Monday, May. 16, 1955
On the Threshold
An early morning crowd of Viennese, gathered before the building where the flags of Austria's four occupiers have flown for ten years, looked upon a cheering sight. With the Stars and Stripes, the Union Jack, the Hammer and Sickle and the Tricolor floated Austria's red and white flag. Inside the building, the occupiers bent to their task: arranging for the red and white of Austria to fly sovereign and alone.
Representatives of the four powers had sat down for nearly 400 such discussions before. But this was different. Last week, the week in which two-thirds of Germany got its freedom, the four occupying powers in Austria agreed on terms that carried Nazi Germany's first victim to the threshold of the "liberation" promised to it by the wartime Allies twelve years before.
Articles 16 & 17. As it began, the Austrians, still numbly happy over the promises Chancellor Julius Raab brought back from Moscow (TIME, April 25), were uncontrollably hopeful; the representatives of the U.S.. Britain and France were visibly skeptical. Russia's Ambassador Ivan I. Ilyichev, enwrapped in a baggy brown suit, was briskly ready for business.

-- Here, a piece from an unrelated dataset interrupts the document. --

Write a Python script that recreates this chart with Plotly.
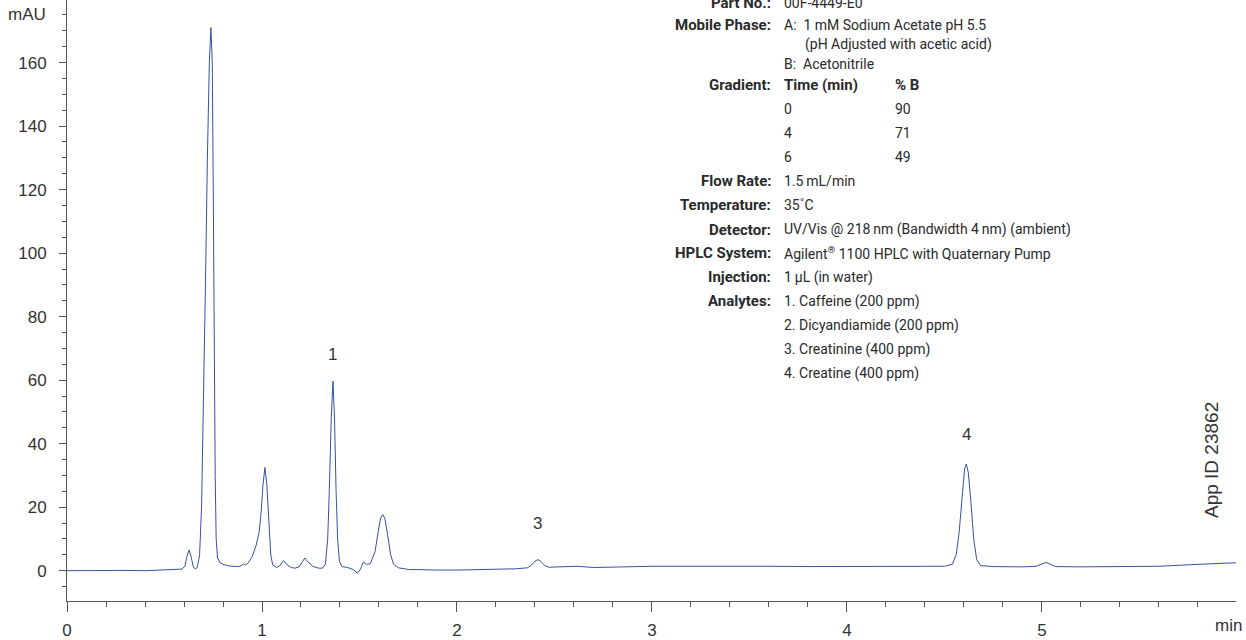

Onto the table went the 59-article Austrian treaty over which Russia and the West had bickered so persistently and so long. By day's end, Ilyichev had blandly, almost impatiently, acceded changes and omissions that Moscow had held out against for months, and the first 15 articles were disposed of. On the second day, surprise changed to disillusionment.
Russia still insisted on the treaty's Article 16, a crucial paragraph requiring Austria to "take all necessary measures to complete the voluntary repatriation" of 40,000 refugees from Communist countries. The clause, which would make it easier for the Communists to force them to return to their homelands, involved the basic principle that the U.S. fought successfully in the case of Korea's P.W.s.
Russia also insisted, despite Austria's objections, on Article 17, which would restrict neutralized Austria to an army of only 53,000 for defense.
The day's session ended in gloomy deadlock.
On the third day, Article 16 came up again, and Ilyichev, obviously redirected by signal from Moscow, remarked matter-of-factly: "If you don't agree to the wording of this article, I suggest we eliminate it altogether." The Western ambassadors asked for a second translation of Ilyichev's remarks. The translator had not erred.
The Technicalities. Through the third and fourth days. Ilyichev disbursed concessions like vodka toasts. By week's end, only a few technicalities stood between Austria's 7,000,000 and their freedom: when foreign troops should withdraw, what was to be the nature of the four-power Austrian neutrality guarantee demanded by Russia, and most embarrassing of all, what should be done about foreign oil rights in Austria. Socony-Vacuum, Royal Dutch Shell and a few other Western companies whose oil lands were confiscated by the Nazis, want them back.
The Austrians also want them.
The Russians backed the Austrians. If the Russians wanted to deadlock the settlement on an issue where the West would feel most flustered, this was the place. Nonetheless. Austrian hopes were high. Their hopes were fed on a belief that, for whatever reason. Russia was anxious to give Austria its independence.
The Russians, as Ilyichev's almost breathless performance showed, could hardly wait for the next step in the process--a meeting of the Big Four foreign ministers to put signatures to Austria's liberation. If all went well, the signing would be held this week in Vienna's historic Belvedere Palace.
In Paris, the Quai d'Orsay last week was abuzz with the eager belief that the Russians are worried about something and anxious to negotiate a general detente in Europe. In London, with an election campaign under way, the Tories abruptly reversed themselves on their long-standing opposition to Sir Winston Churchill's desire for a personal talk among the heads of state. Foreign Secretary Harold Macmillan tossed the ball to Eden (Macmillan felt "very much a new boy," he explained). Eden took to radio to promise "a supreme effort . . . discussions at any level." In Washington, U.S. officials were cool to the notion but willing to go along.
Under the circumstances, the meetings of foreign ministers at Belvedere Palace might prove to be a sort of parley at Camp 8, on the way up to the long-talked-about "parley at the summit."